As an example, we consider the energy budget of the volume-averaged turbulent kinetic energy (TKE) \(E_K' = \frac{1}{2}\langle|\boldsymbol{u}'|^2\rangle\). Here and on the rest of this page, we use \(\langle \cdot\rangle\) to denote a volume average. A volume average can be calculated from the mean profile data using the helper function xmean in the afidtools module.

Derived from the momentum equation, the evolution equation for the TKE reads

\[ \frac{dE_K'}{dt} = \mathcal{P}_S + \mathcal{J}' - \varepsilon' , \]

where the shear production \(\mathcal{P}_S\) represents the transfer of energy between the mean flow and the turbulence, the buoyancy flux \(\mathcal{J}'\) represents the exchange between kinetic and potential energy, and the dissipation rate \(\varepsilon'\) has been discussed above.

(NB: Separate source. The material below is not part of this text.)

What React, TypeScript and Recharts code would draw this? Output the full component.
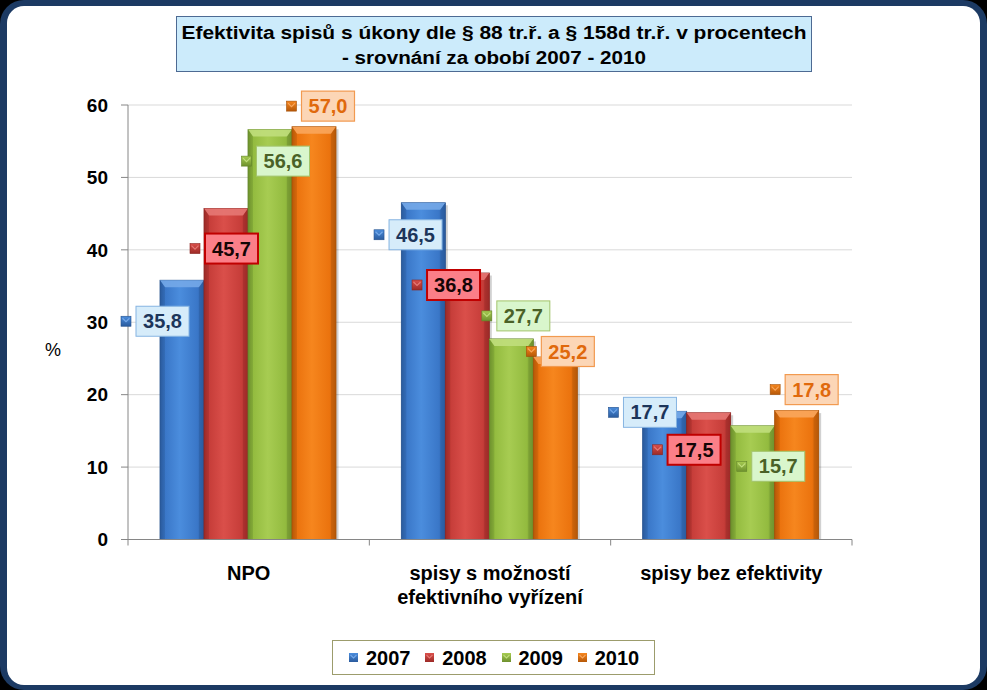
import React from 'react';
import { BarChart, Bar, XAxis, YAxis, CartesianGrid, LabelList, Legend, Label } from 'recharts';

// ---------- data ----------
const categories = ['NPO', 'spisy s možností\nefektivního vyřízení', 'spisy bez efektivity'];
const years = ['2007', '2008', '2009', '2010'];
const values2007 = [35.8, 46.5, 17.7];
const values2008 = [45.7, 36.8, 17.5];
const values2009 = [56.6, 27.7, 15.7];
const values2010 = [57.0, 25.2, 17.8];
const yTicks = [0, 10, 20, 30, 40, 50, 60];
const titleLines = [
  'Efektivita spisů s úkony dle § 88 tr.ř. a § 158d tr.ř. v procentech',
  '- srovnání za obobí 2007 - 2010',
];
const yAxisTitle = '%';

// ---------- layout ----------
const W = 987;
const H = 690;
const FONT = '"Liberation Sans", Arial, Helvetica, sans-serif';
const PLOT = { left: 128, right: 852, top: 105, bottom: 539.5 };
const Y_AXIS_W = 60;
const X_AXIS_H = 60;
const MARGIN = {
  top: PLOT.top,
  right: W - PLOT.right,
  left: PLOT.left - Y_AXIS_W,
  bottom: H - PLOT.bottom - X_AXIS_H,
};
const BAND = (PLOT.right - PLOT.left) / categories.length;

// label box offsets (box centre relative to bar centre / bar top), per series
const labelDx = {
  y2007: [-19.5, -7.8, -14.7],
  y2008: [5.5, -13.8, -14.6],
  y2009: [13, 12, 25.6],
  y2010: [14, 12.5, 15],
};
const labelDy = {
  y2007: [41, 32, 1],
  y2008: [40, 12, 37],
  y2009: [31.5, -23, 40.5],
  y2010: [-20.6, -5.5, -21],
};

const STYLE: Record<string, any> = {
  y2007: { dark: '#2A5B9E', mid: '#3A77C8', light: '#4B8DDD', top: '#74A8E8', edge: '#24508C', boxFill: '#D6ECFA', boxStroke: '#86B4E2', boxW: 1, text: '#1C355A' },
  y2008: { dark: '#9C2A27', mid: '#C63D39', light: '#DA4F4A', top: '#E57874', edge: '#8A2420', boxFill: '#FB7F88', boxStroke: '#C00000', boxW: 2, text: '#150505' },
  y2009: { dark: '#6E912E', mid: '#93BB3F', light: '#A7CC52', top: '#C0DE7C', edge: '#62842A', boxFill: '#D9F6CC', boxStroke: '#A3C46C', boxW: 1, text: '#4A6127' },
  y2010: { dark: '#B65808', mid: '#EB730E', light: '#F6861E', top: '#F9A65C', edge: '#A44F07', boxFill: '#FCD6B6', boxStroke: '#F29A50', boxW: 1.2, text: '#E0690C' },
};

const seriesKeys = ['y2007', 'y2008', 'y2009', 'y2010'];
const seriesValues: Record<string, number[]> = {
  y2007: values2007,
  y2008: values2008,
  y2009: values2009,
  y2010: values2010,
};

const data = categories.map((name, i) => ({
  name,
  y2007: values2007[i],
  y2008: values2008[i],
  y2009: values2009[i],
  y2010: values2010[i],
}));

const fmt = (v: number) => v.toFixed(1).replace('.', ',');

const Marker = ({ x, y, k, size = 10 }: any) => {
  const s = STYLE[k];
  return (
    <g>
      <rect x={x} y={y} width={size} height={size} fill={`url(#mk-${k})`} stroke={s.edge} strokeWidth={0.6} />
      <polyline
        points={`${x + 1.5},${y + 2} ${x + size / 2},${y + size / 2 + 0.5} ${x + size - 1.5},${y + 2}`}
        fill="none"
        stroke={s.top}
        strokeWidth={1.2}
      />
    </g>
  );
};

const makeShape = (k: string) => (props: any) => {
  const { x, y, width, height } = props;
  if (!height || height <= 0) return <g />;
  const s = STYLE[k];
  const bev = Math.min(7, height / 2);
  return (
    <g>
      <rect x={x + 2.5} y={y + 2.5} width={width} height={height - 2.5} fill="#000" opacity={0.18} />
      <rect x={x} y={y} width={width} height={height} fill={`url(#bg-${k})`} stroke={s.edge} strokeWidth={0.8} />
      <polygon
        points={`${x},${y} ${x + width},${y} ${x + width - 5},${y + bev} ${x + 5},${y + bev}`}
        fill={s.top}
        opacity={0.9}
      />
      <polygon
        points={`${x},${y} ${x + 5},${y + bev} ${x + 5},${y + height} ${x},${y + height}`}
        fill={s.dark}
        opacity={0.35}
      />
      <polygon
        points={`${x + width},${y} ${x + width - 5},${y + bev} ${x + width - 5},${y + height} ${x + width},${y + height}`}
        fill={s.dark}
        opacity={0.45}
      />
    </g>
  );
};

const makeLabel = (k: string) => (props: any) => {
  const { x, y, width, value } = props;
  let i = props.index;
  if (i === undefined || i === null) i = seriesValues[k].indexOf(Number(value));
  if (i < 0) i = 0;
  const s = STYLE[k];
  const cx = Number(x) + Number(width) / 2 + labelDx[k][i];
  const cy = Number(y) + labelDy[k][i];
  const bw = 53;
  const bh = 30;
  const left = cx - bw / 2;
  return (
    <g>
      <Marker x={left - 15} y={cy - 5} k={k} />
      <rect x={left} y={cy - bh / 2} width={bw} height={bh} fill={s.boxFill} stroke={s.boxStroke} strokeWidth={s.boxW} />
      <text
        x={cx}
        y={cy + 7}
        textAnchor="middle"
        fontFamily={FONT}
        fontWeight="bold"
        fontSize={20}
        fill={s.text}
      >
        {fmt(Number(value))}
      </text>
    </g>
  );
};

const XTick = (props: any) => {
  const { x, y, payload, index } = props;
  const lines = String(payload.value).split('\n');
  const isLast = index === categories.length - 1;
  return (
    <g>
      <line x1={x - BAND / 2} y1={y} x2={x - BAND / 2} y2={y + 6} stroke="#868686" />
      {isLast && <line x1={x + BAND / 2} y1={y} x2={x + BAND / 2} y2={y + 6} stroke="#868686" />}
      {lines.map((ln, j) => (
        <text
          key={j}
          x={x}
          y={y + 40.5 + j * 24}
          textAnchor="middle"
          fontFamily={FONT}
          fontWeight="bold"
          fontSize={20}
          fill="#000"
        >
          {ln}
        </text>
      ))}
    </g>
  );
};

const renderLegend = () => (
  <div
    style={{
      width: 323,
      height: 35,
      boxSizing: 'border-box',
      border: '1px solid #9C9C6C',
      background: '#fff',
      display: 'flex',
      alignItems: 'center',
      paddingLeft: 16,
      fontFamily: FONT,
      fontWeight: 'bold',
      fontSize: 20,
      color: '#000',
    }}
  >
    {seriesKeys.map((k, i) => (
      <div key={k} style={{ display: 'flex', alignItems: 'center', width: 78 }}>
        <svg width={9} height={9} style={{ display: 'block' }}>
          <defs>
            <linearGradient id={`lmk-${k}`} x1="0" y1="0" x2="0" y2="1">
              <stop offset="0%" stopColor={STYLE[k].light} />
              <stop offset="100%" stopColor={STYLE[k].dark} />
            </linearGradient>
          </defs>
          <rect x={0} y={0} width={9} height={9} fill={`url(#lmk-${k})`} />
          <polyline points="1.5,2 4.5,5 7.5,2" fill="none" stroke={STYLE[k].top} strokeWidth={1.1} />
        </svg>
        <span style={{ marginLeft: 8, lineHeight: '20px' }}>{years[i]}</span>
      </div>
    ))}
  </div>
);

export default function App() {
  return (
    <div style={{ position: 'absolute', left: 0, top: 0, width: W, height: H, background: '#000', overflow: 'hidden' }}>
      <div style={{ position: 'absolute', left: 0, top: 0, width: W, height: H, borderRadius: 24, background: '#1C3A63' }} />
      <div style={{ position: 'absolute', left: 7, top: 6, width: 973, height: 679, borderRadius: 17, background: '#fff' }} />
      <div
        style={{
          position: 'absolute',
          left: 176,
          top: 16,
          width: 636,
          height: 56,
          boxSizing: 'border-box',
          background: '#CCEBFB',
          border: '1px solid #4D6A93',
        }}
      >
        <svg width={634} height={54} style={{ display: 'block' }}>
          <text x={317} y={22} textAnchor="middle" fontFamily={FONT} fontWeight="bold" fontSize={18} fill="#000" textLength={625} lengthAdjust="spacingAndGlyphs">
            {titleLines[0]}
          </text>
          <text x={317} y={47} textAnchor="middle" fontFamily={FONT} fontWeight="bold" fontSize={18} fill="#000" textLength={304} lengthAdjust="spacingAndGlyphs">
            {titleLines[1]}
          </text>
        </svg>
      </div>
      <div style={{ position: 'absolute', left: 0, top: 0 }}>
        <BarChart
          width={W}
          height={H}
          data={data}
          margin={MARGIN}
          barCategoryGap={32}
          barGap={0}
          style={{ background: 'transparent' }}
        >
          <defs>
            {seriesKeys.map((k) => (
              <linearGradient key={`bg-${k}`} id={`bg-${k}`} x1="0" y1="0" x2="1" y2="0">
                <stop offset="0%" stopColor={STYLE[k].dark} />
                <stop offset="12%" stopColor={STYLE[k].mid} />
                <stop offset="45%" stopColor={STYLE[k].light} />
                <stop offset="85%" stopColor={STYLE[k].mid} />
                <stop offset="100%" stopColor={STYLE[k].dark} />
              </linearGradient>
            ))}
            {seriesKeys.map((k) => (
              <linearGradient key={`mk-${k}`} id={`mk-${k}`} x1="0" y1="0" x2="0" y2="1">
                <stop offset="0%" stopColor={STYLE[k].light} />
                <stop offset="100%" stopColor={STYLE[k].dark} />
              </linearGradient>
            ))}
          </defs>
          <CartesianGrid vertical={false} stroke="#D9D9D9" />
          <XAxis
            dataKey="name"
            height={X_AXIS_H}
            axisLine={{ stroke: '#868686' }}
            tickLine={false}
            tickSize={0}
            tickMargin={0}
            tick={<XTick />}
            interval={0}
          />
          <YAxis
            width={Y_AXIS_W}
            domain={[0, 60]}
            ticks={yTicks}
            interval={0}
            axisLine={{ stroke: '#868686' }}
            tickLine={{ stroke: '#868686' }}
            tickSize={7}
            tickMargin={13}
            tick={{ fontFamily: FONT, fontWeight: 'bold', fontSize: 19, fill: '#000' }}
          >
            <Label
              content={() => (
                <text x={PLOT.left - 75} y={356} textAnchor="middle" fontFamily={FONT} fontSize={18} fill="#000">
                  {yAxisTitle}
                </text>
              )}
            />
          </YAxis>
          <Legend
            verticalAlign="middle"
            align="center"
            layout="horizontal"
            content={renderLegend}
            wrapperStyle={{ left: 332, top: 640, width: 323, height: 35 }}
          />
          {seriesKeys.map((k, i) => (
            <Bar key={k} dataKey={k} name={years[i]} fill={STYLE[k].mid} shape={makeShape(k)} isAnimationActive={false}>
              <LabelList dataKey={k} content={makeLabel(k)} />
            </Bar>
          ))}
        </BarChart>
      </div>
    </div>
  );
}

The two new terms are defined as

\[ \mathcal{P}_S = -\left\langle \overline{u'\boldsymbol{u}'} \cdot \frac{\partial \overline{\boldsymbol{u}}}{\partial x} \right\rangle , \qquad \mathcal{J}' = \langle w'b'\rangle = \langle w'(R_\rho T' - S') \rangle \]

Example code for computing the shear production term can be found below

folder = "/path/to/simulation/"
import afidtools as afid
grid = afid.Grid(folder)
vxvy, vxvz = afid.read_mean(folder, "vxvy"), afid.read_mean(folder, "vxvz")
vybar, vzbar = afid.read_mean(folder, "vybar"), afid.read_mean(folder, "vzbar")
dvydx, dvzdx = afid.ddx(vybar, grid.xm), afid.ddx(vzbar, grid.xm)
shear_prod = -vxvy*dvydx - vxvz*dvzdx
P_S = afid.xmean(shear_prod, grid.xc)

A function energy_budgets is also provided that collects all the relevant energy budget terms as time series into a Pandas DataFrame.